Deux ans après la crise des missiles de Cuba, la guerre froide bat toujours son plein et motive la réalisation de films témoignant de l’inquiétude générale qui frappe alors l’Amérique. Coups sur coup sortent ainsi sur les écrans Docteur Folamour, Point limite et Sept jours en mai qui, chacun à leur manière, anticipent sur la manière dont la situation pourrait facilement dégénérer. « Sept jours en mai » est d’abord un roman écrit au début des années soixante par Fletcher Knebel et Charles W. Bailey II, sous le premier mandat de John Kennedy. Le livre s’inspire notamment de l’opposition entre le président et le général Edwin Walker, farouchement anticommuniste. La transposition du roman à l’écran se fait à l’initiative de John Frankenheimer et de Kirk Douglas, à travers sa compagnie Joel Productions. Le scénariste du film n’est autre que Rod Serling, légendaire créateur de La Quatrième dimension et futur auteur du script de La Planète des singes. Le cadre du récit est légèrement futuriste puisque l’action se déroule au début des années 70. Mais cette anticipation reste volontairement discrète, à travers certaines technologies, armes et décors en avance sur leur temps. Car Frankenheimer cherche avant tout le réalisme et la tangibilité.

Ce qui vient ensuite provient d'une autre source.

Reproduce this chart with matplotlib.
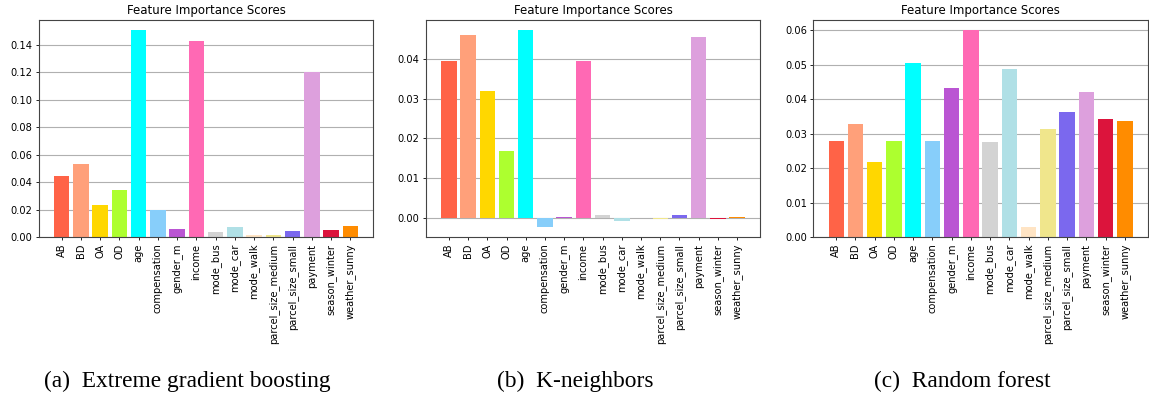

En 1970, la guerre froide reste un problème sécuritaire et politique majeur, ce qui conduit le président américain Jordan Lyman (Frederic March) à signer un traité de désarmement nucléaire avec l’Union soviétique. Cependant, la ratification ultérieure du traité par le Sénat américain produit une vague de mécontentement, en particulier parmi l’opposition politique de Lyman ainsi que parmi les militaires, persuadés qu’il est impossible de faire confiance aux Russes. La popularité de Lyman atteint son niveau le plus bas alors que des émeutes éclatent devant la Maison-Blanche. C’est dans ce contexte tendu que Jiggs Casey (Kirk Douglas), un colonel du corps des Marines, découvre par hasard que l’hyper-patriotique général James Mattoon Scott (Burt Lancaster) — idole des foules et des conservateurs — prépare en douce une action visant à destituer Lyman en sept jours. Sa stratégie consiste, sous couvert d’un exercice d’entraînement de routine, à mettre en place une unité secrète pour prendre le contrôle des réseaux de téléphone, de radio et de télévision du pays avec l’appui des généraux et amiraux de l’armée. Comment empêcher un tel coup d’État ?

Paranoïa

Millimétrée, la mise en scène de Frankenheimer laisse souvent les acteurs s’exprimer et se réorganiser dans l’espace au fil de longs plan-séquence habiles mais volontairement non ostentatoires. C’est en creux que se dévoile la virtuosité du cinéaste, s’effaçant volontairement derrière son sujet pour donner toute la latitude de jeu nécessaire à son casting quatre étoiles. Burt Lancaster est parfait en général extrémiste, au point qu’il occulte presque la présence de Kirk Douglas par son incroyable charisme. La présence féminine, quant à elle, se révèle limitée et stéréotypée, comme en témoigne le rôle schématique que tient Ava Gardner. Nous étions alors dans une ère où les hommes étaient souvent les grands décisionnaires et les femmes leurs subordonnées. Telle était l’Amérique des années soixante. On regrette évidemment certains raccourcis scénaristiques faciles et un discours final pacifiste qui enfonce les portes ouvertes, mais étant donnée le contexte dans lequel fut réalisé film et la peur viscérale qui envahissait les consciences de l’époque, une telle séquence fait sens. Comme souvent chez Frankenheimer, les écrans sont omniprésents, qu’il s’agisse des projections d’images dans le bureau du général, des dispositifs avant-gardistes de visioconférence ou des moniteurs de télévision lors de la conférence de presse finale. Cette saturation d’images démultipliées renforce le caractère paranoïaque du film (Big Brother n’est pas loin), tout comme la musique minimaliste de Jerry Goldsmith dont les accords au piano et les roulements de caisse claire rythment nerveusement les moments clés du film.